Die Region um die Antarktische Halbinsel war bislang nicht für außergewöhnlich hohe seismische Aktivität bekannt. Doch seit Ende August diesen Jahres registrierten Forscher der Universität Chile mit Hilfe automatischer Erkennungstechniken mehr als 30.000 Erdbeben in der Bransfieldstraße, die zwischen den Süd-Shetland Inseln und der Antarktischen Halbinsel liegt. Detailliertere Untersuchungen könnten sogar eine noch größere Anzahl ergeben. Die größte Aktivität war vor allem im September zu beobachten mit mehr als eintausend Beben pro Tag.
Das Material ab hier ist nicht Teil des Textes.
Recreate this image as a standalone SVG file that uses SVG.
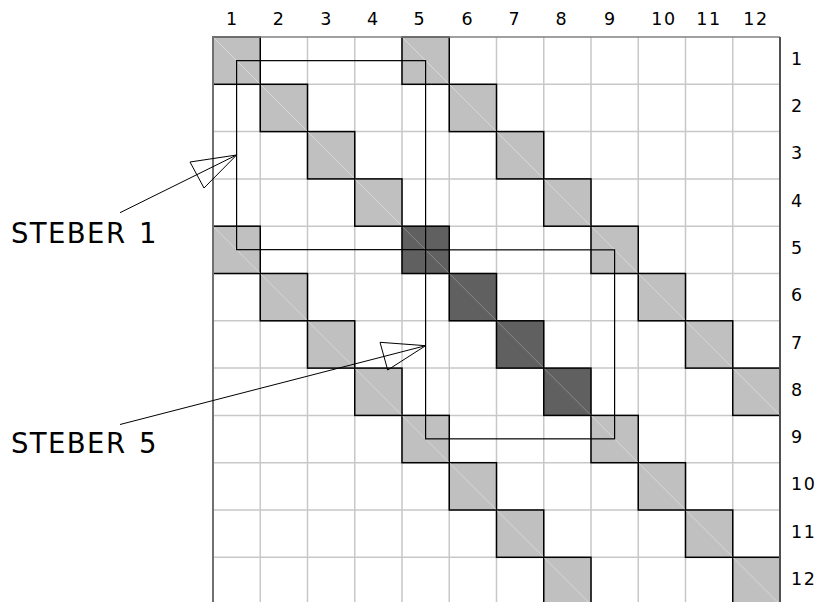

Bis November nahm die Zahl der täglichen Erdstöße deutlich ab.
In der Region um die Bransfieldstraße treffen sich mehrere tektonische Platten und Mikroplatten, die in Bewegung sind und daher häufiger Erschütterungen auslösen. Die intensive Aktivität in den letzten drei Monaten, die am 29. August mit einem Beben der Stärke 4,9 begann, sei jedoch laut Wissenschaftlern des Nationalen Seismologischen Zentrums (CSN) der Universität Chile ungewöhnlich. Das stärkste Erdbeben registrierten sie am 6. November mit der Stärke 6,0.
Die Erdstöße wurden unter anderem von den seismologischen Stationen auf den umliegenden Forschungsstationen aufgezeichnet und lokalisiert: von JUBA und ESPZ auf den argentinischen Stationen Carlini (ehemals Jubany) auf King George Island bzw. Esperanza an der Nordspitze der Antarktischen Halbinsel sowie von PSMA auf der amerikanischen Palmer-Station auf Anvers Island.
Die Geophysikerin María Constanza Flores vom CSN identifizierte die mehr als 30.000 Beben bei der Analyse der Aufzeichnungen der JUBA-Station unter Anwendung einer speziellen Methode, die auf automatischer Signalerkennung mit Hilfe von Kreuzkorrelation und Detektoren für Veränderungen der Signalamplitude in verschiedenen Zeitintervallen beruhen. So war es möglich, eine große Menge an Daten zu analysieren, die an einer geringen Anzahl von Stationen aufgezeichnet wurden. Zum Beispiel ging aus der Analyse hervor, dass die Sequenz mit einem kaum wahrnehmbaren Beben am 28. August begann.
Die Süd-Shetland-Inseln trennen sich von der Antarktischen Halbinsel
Die Tektonik um die Antarktische Halbinsel ist sehr komplex — es gibt verschiedene Prozesse der Konvergenz, Divergenz und lateraler Verschiebung von größeren und kleineren Platten sowie Plattensegmenten auf einem relativ kleinen Gebiet. Und für die Süd-Shetland-Inseln bleiben diese zahlreichen Beben nicht ganz folgenlos. Die Süd-Shetland-Mikroplatte und die Antarktische Platte bewegen sich seit der gestiegenen Aktivität wesentlich schneller auseinander als vorher. Bisher drifteten die Inseln mit sieben bis acht Millimetern pro Jahr weg von der Halbinsel, nun sind es 15 Zentimeter pro Jahr. «Es ist ein 20-facher Anstieg … was darauf hindeutet, dass sich in diesem Moment … die Shetland-Inseln schneller von der antarktischen Halbinsel abtrennen», sagt Sergio Barrientos, der Direktor des Nationalen Seismologischen Zentrums.
Die Antarktische Halbinsel zählt weltweit zu den Orten, die sich am schnellsten erwärmen. Doch laut dem Klimawissenschaftler Raul Cordero von der Universität in Santiago ist noch nicht klar, welchen Einfluss die Beben auf das Eis in der Region haben könnten. «Es gibt keine Beweise dafür, dass diese Art seismischer Aktivität … signifikante Auswirkungen auf die Stabilität der polaren Eiskappen hat», so Cordero.